As we are treating of images and their worship, let us draw out the meaning more accurately and say in the first place what an image is; (2) Why the image was made; (3) How many kinds of images there are; (4) What may be expressed by an image, and what may not; (5) Who first made images. Again, as to worship: (1) What is worship; (2) How many kinds of worship there are; (3) What are the things worshipped in Scripture; (4) That all worship is for God, who is worshipful by nature; (5) That honour [pg 92] shown to the image is given to the original.
1st Point.—What is an Image?
An image is a likeness and representation of some one, containing in itself the person who is imaged. The image is not wont to be an exact reproduction of the original. The image is one thing, the person represented another; a difference is generally perceptible, because the subject of each is the same. For instance, the image of a man may give his bodily form, but not his mental powers. It has no life, nor does it speak or feel or move. A son being the natural image of his father is somewhat different from him, for he is a son, not a father.
2nd Point.—For what purpose the Image is made.
Every image is a revelation and representation of something hidden.
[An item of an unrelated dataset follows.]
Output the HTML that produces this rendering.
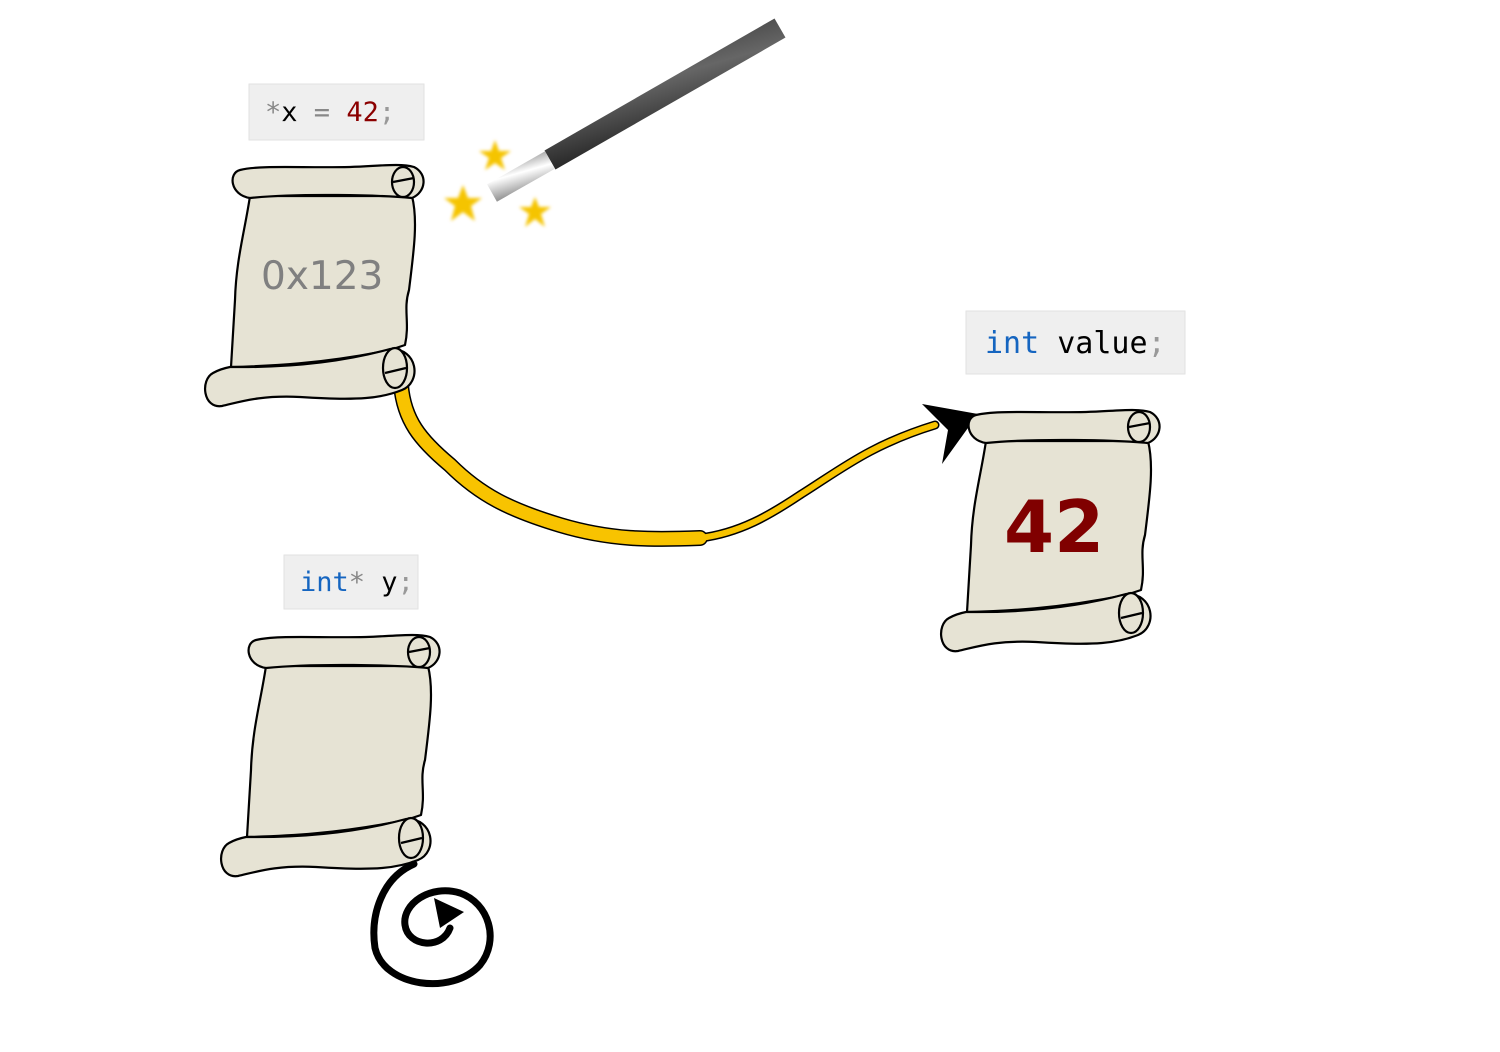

For instance, man has not a clear knowledge of what is invisible, the spirit being veiled to the body, nor of future things, nor of things apart and distant, because he is circumscribed by place and time. [pg 93] The image was devised for greater knowledge, and for the manifestation and popularising of secret things, as a pure benefit and help to salvation, so that by showing things and making them known, we may arrive at the hidden ones, desire and emulate what is good, shun and hate what is evil.